It is a rainy Saturday morning, and a long-haired man with a flat cap selects some of his favorite items. His long beard waves as he wanders through the warehouse. For the last year, he has frequented this place. He comes here to buy fresh produce.
“I come here because it is like a European market,” said Attila Papp, who is originally from Hungary. “I am from Europe, and I love markets. If it’s possible, I like to buy locally-grown stuff.”
There are countless people like Papp who come to the Community Co-op to take advantage of the healthy, locally sourced products at a notably lower price than other retailers selling similar items.
Papp often comes to the Community Co-op to pick out eggplant, corn and tomatoes.
Glenn Bailey is the executive director at Crossroads Urban Center, Utah’s busiest food pantry. He was the driving force behind starting the co-op.
“I had the idea in the 90s that there ought to be a way where people can get access to low-cost, nutritious food,” Bailey said. “Local food, but also nutritious food, tends to be more expensive. We wanted to do something to help people stretch their food budget without resorting to welfare.”
Bailey noticed many struggling families coming into Crossroads Urban Center. The Community Co-op was subsequently started in 2006 as a way to fill the pressing need.
After nearly going out of business, new owners took over the operation and Katherine Ghiai became the director at the Community Co-op.
“Rather than giving them a handout, he (Bailey) decided to create a program that created a hand up,” Ghiai said. “That program has grown into one where the more people who participate, the lower the cost is, the more food people get.”
Since the co-op began selling food, the operation has continued to grow and evolve and now serves a variety of different customers from equally different circumstances.
“We appeal to all echelons, and that is our focus,” Ghiai said. “Our motto is ‘Together, everyone eats.’ Our vision is to get good, healthy food, on people’s tables for less.”
Co-op customers can buy locally sourced produce, meat and dairy products. Two of the main goals are to healthy, low-cost food and to fuel the local economy by keeping money in Utah.
Although the Community Co-op offers many unique products, Ghiai does not claim to have a monopoly on these types of commodities. She does, however, claim to offer them at a more attainable price.
“It’s the prices that set me apart,” Ghiai said. “You can pick it all up at the farmer’s markets or at the grocery stores. If you go to Whole Foods or Sprouts, you will find the same products. You will just pay more for them.”
While the Community Co-op operates mostly from its Salt Lake City warehouse, it also offers services to those unable to make it to Salt Lake. One of the unique features of the organization is the distribution service. Customers can place orders by the phone, Internet or an order form found in each monthly newsletter.
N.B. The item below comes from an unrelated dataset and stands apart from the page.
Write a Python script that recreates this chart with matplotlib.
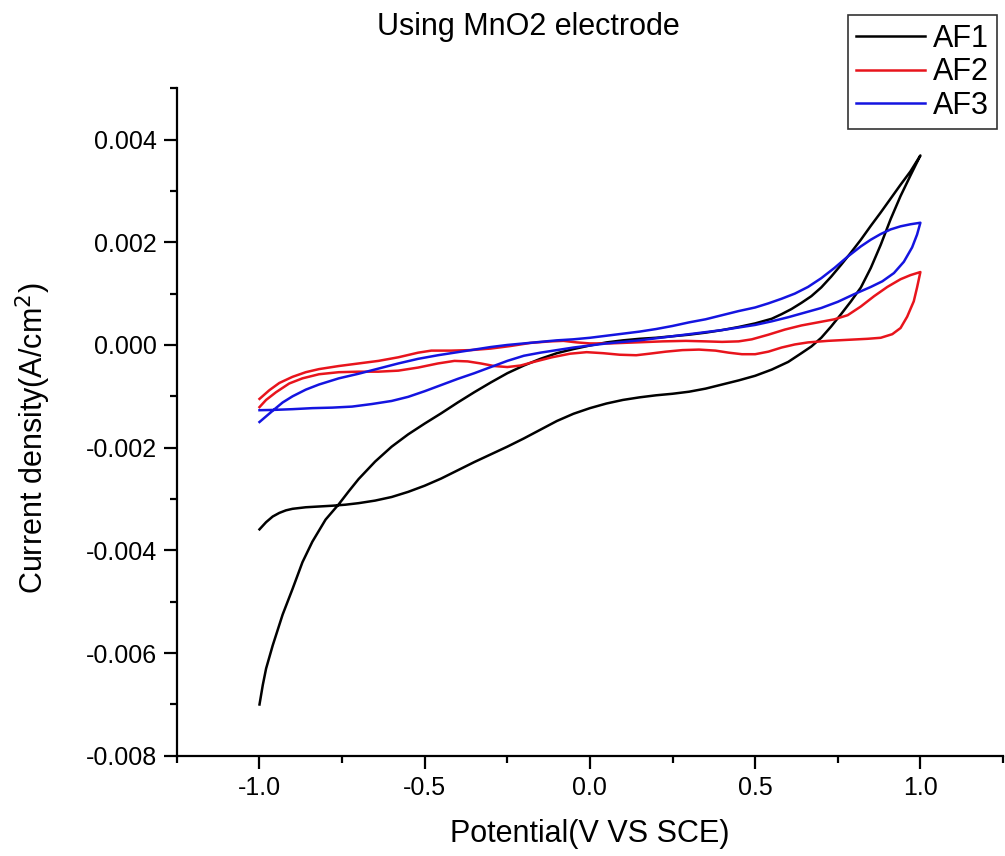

The food is then delivered weekly to one of the 75 pick-up sites located as far north as Ogden and as far south as Payson. This program furthers the Community Co-op’s goal of putting good food on Utah residents’ plates, all at a low cost.
The co-op keeps costs relatively low by using volunteers to aid in the day-to-day operations. By doing this the Community Co-op hopes to continue to grow and accomodate more people in more locations.
Bailey reflected on how his dream came true.
“It is cool,” Bailey said. “Crossroads has started a number of organizations over the years. In this case, I still buy food from the co-op and still get a kick out of it.”